RECORDS PROVIDED
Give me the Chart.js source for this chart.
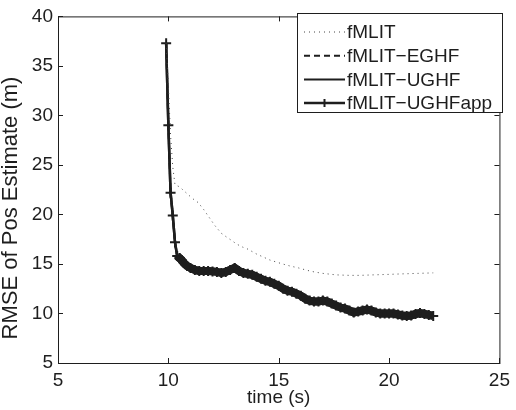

---

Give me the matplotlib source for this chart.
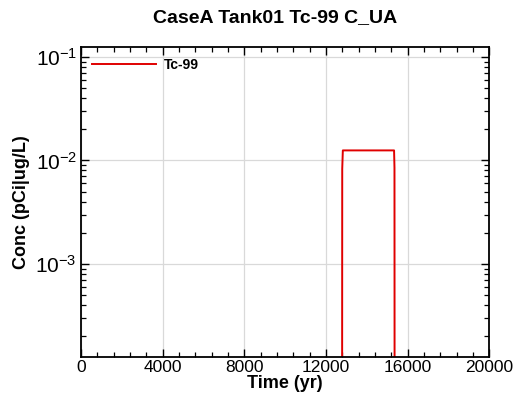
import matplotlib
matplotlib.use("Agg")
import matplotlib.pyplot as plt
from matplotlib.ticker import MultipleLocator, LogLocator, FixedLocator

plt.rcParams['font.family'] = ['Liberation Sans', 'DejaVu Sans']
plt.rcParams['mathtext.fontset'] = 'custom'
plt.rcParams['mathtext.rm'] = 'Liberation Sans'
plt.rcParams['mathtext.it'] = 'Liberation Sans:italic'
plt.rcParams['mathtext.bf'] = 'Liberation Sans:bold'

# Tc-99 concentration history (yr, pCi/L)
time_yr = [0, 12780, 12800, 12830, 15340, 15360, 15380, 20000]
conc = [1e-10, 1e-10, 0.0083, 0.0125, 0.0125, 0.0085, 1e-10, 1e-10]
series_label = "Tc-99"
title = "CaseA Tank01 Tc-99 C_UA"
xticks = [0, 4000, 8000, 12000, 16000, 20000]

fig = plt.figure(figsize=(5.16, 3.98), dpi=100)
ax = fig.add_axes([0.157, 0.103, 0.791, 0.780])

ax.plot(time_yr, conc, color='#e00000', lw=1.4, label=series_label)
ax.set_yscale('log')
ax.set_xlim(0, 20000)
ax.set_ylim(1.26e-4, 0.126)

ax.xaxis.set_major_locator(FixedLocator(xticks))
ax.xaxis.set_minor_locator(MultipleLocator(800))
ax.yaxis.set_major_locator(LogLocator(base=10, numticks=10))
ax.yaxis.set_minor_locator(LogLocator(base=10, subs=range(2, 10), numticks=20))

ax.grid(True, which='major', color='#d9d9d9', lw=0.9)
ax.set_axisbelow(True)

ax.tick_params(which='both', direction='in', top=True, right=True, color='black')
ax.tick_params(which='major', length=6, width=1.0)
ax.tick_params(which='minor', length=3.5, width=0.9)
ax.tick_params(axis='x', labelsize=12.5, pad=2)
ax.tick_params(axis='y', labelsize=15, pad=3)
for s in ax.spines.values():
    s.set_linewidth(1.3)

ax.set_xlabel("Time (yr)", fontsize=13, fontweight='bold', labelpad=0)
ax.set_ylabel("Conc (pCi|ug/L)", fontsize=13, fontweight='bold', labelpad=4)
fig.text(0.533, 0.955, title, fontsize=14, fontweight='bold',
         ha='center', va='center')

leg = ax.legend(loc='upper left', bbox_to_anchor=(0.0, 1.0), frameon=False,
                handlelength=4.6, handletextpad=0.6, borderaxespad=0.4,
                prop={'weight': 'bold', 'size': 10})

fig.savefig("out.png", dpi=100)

INSTRUCTIONS TO FOLLOW
Omit all pictures and repeat exactly the lines from the one containing "Give me the matplotlib source for this chart." through the one containing "plt.rcParams['mathtext.bf'] = 'Liberation", ends included, with nothing added.

RIGHT ANSWER
Give me the matplotlib source for this chart.
import matplotlib
matplotlib.use("Agg")
import matplotlib.pyplot as plt
from matplotlib.ticker import MultipleLocator, LogLocator, FixedLocator

plt.rcParams['font.family'] = ['Liberation Sans', 'DejaVu Sans']
plt.rcParams['mathtext.fontset'] = 'custom'
plt.rcParams['mathtext.rm'] = 'Liberation Sans'
plt.rcParams['mathtext.it'] = 'Liberation Sans:italic'
plt.rcParams['mathtext.bf'] = 'Liberation Sans:bold'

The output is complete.